-- Begin RECORDS FOR THE TASK --

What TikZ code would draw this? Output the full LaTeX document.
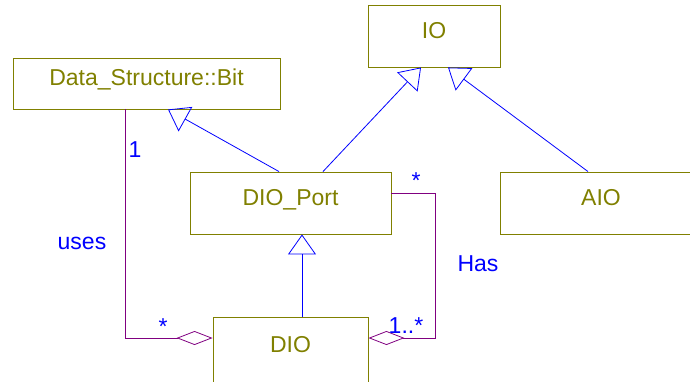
\documentclass[tikz,border=0pt]{standalone}
\usepackage{fontspec}
\setmainfont{Liberation Sans}
\usetikzlibrary{positioning}
\usetikzlibrary{calc}
\usetikzlibrary{arrows.meta}
\definecolor{umlolive}{RGB}{128,128,0}
\definecolor{umlpurple}{RGB}{128,0,128}
\definecolor{umlblue}{RGB}{0,0,255}
\tikzset{cls/.style={draw=umlolive, text=umlolive, line width=0.9pt, font=\fontsize{23}{27}\selectfont, text height=0.72em, text depth=0.32em, inner sep=0pt}}
\tikzset{mult/.style={text=umlblue, font=\fontsize{23}{27}\selectfont, inner sep=0pt, anchor=base}}
\tikzset{gen/.style={draw=umlblue, line width=0.8pt, -{Triangle[open,length=20pt,width=28pt]}}}
\tikzset{assoc/.style={draw=umlpurple, line width=0.8pt, -{Diamond[open,length=36pt,width=14pt]}}}

\begin{document}
\begin{tikzpicture}[x=1pt,y=-1pt]

    \useasboundingbox (0,0) rectangle (690,381);
    \clip (0,0) rectangle (690,381);

    % Nodes
    \node [cls, minimum width=132pt, minimum height=62pt] (io) at (434,36) {IO};
    \node [cls, minimum width=267pt, minimum height=51pt] (bit) at (146.5,83.5) {Data\_Structure::Bit};
    \node [cls, minimum width=201pt, minimum height=62pt] (dioport) at (290.5,203) {DIO\_Port};
    \node [cls, minimum width=202pt, minimum height=62pt] (aio) at (601,203) {AIO};
    \node [cls, minimum width=155pt, minimum height=66pt] (dio) at (290.5,350) {DIO};

    % Generalizations
    \draw [gen] ([xshift=-11.5pt]dioport.north) -- ([xshift=21.5pt]bit.south);
    \draw [gen] ([xshift=32.5pt]dioport.north) -- ([xshift=-13pt]io.south);
    \draw [gen] ([xshift=-13pt]aio.north) -- ([xshift=14pt]io.south);
    \draw [gen] ([xshift=11.5pt]dio.north) -- ([xshift=11.5pt]dioport.south);

    % Associations
    \draw [assoc] ([xshift=-21.5pt]bit.south) |- ([yshift=12pt]dio.west);
    \coordinate (hasbend) at ($(dioport.east) + (44,-10)$);
    \draw [assoc] ([yshift=10pt]dioport.east) -- (hasbend) |- ([yshift=12pt]dio.east);

    % Multiplicities and names
    \node [mult] (usesone) at (135,157) {1};
    \node [mult] (usesname) at (82,249) {uses};
    \node [mult] (usesmany) at (163,334.5) {*};
    \node [mult] (hasmany) at (416,188) {*};
    \node [mult] (hasname) at (478,271) {Has};
    \node [mult] (hasrange) at (406,333) {1..*};

\end{tikzpicture}
\end{document}
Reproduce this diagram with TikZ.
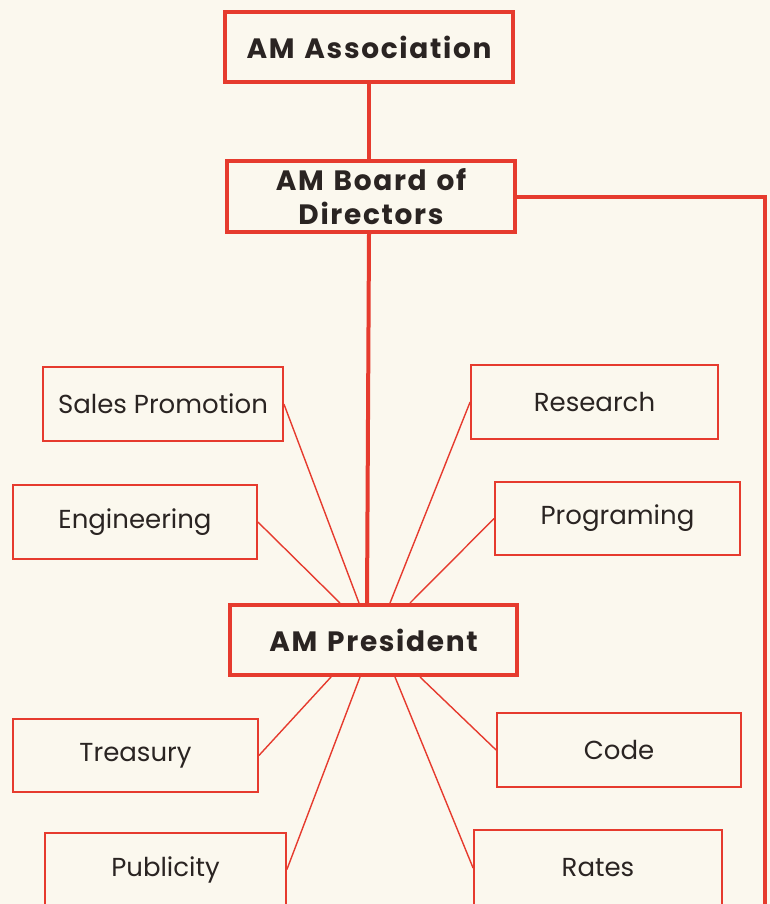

-- End RECORDS FOR THE TASK --

### GOAL
Pull every line containing the word "this" out of the material.

### EXERCISE RESPONSE
What TikZ code would draw this? Output the full LaTeX document.
Reproduce this diagram with TikZ.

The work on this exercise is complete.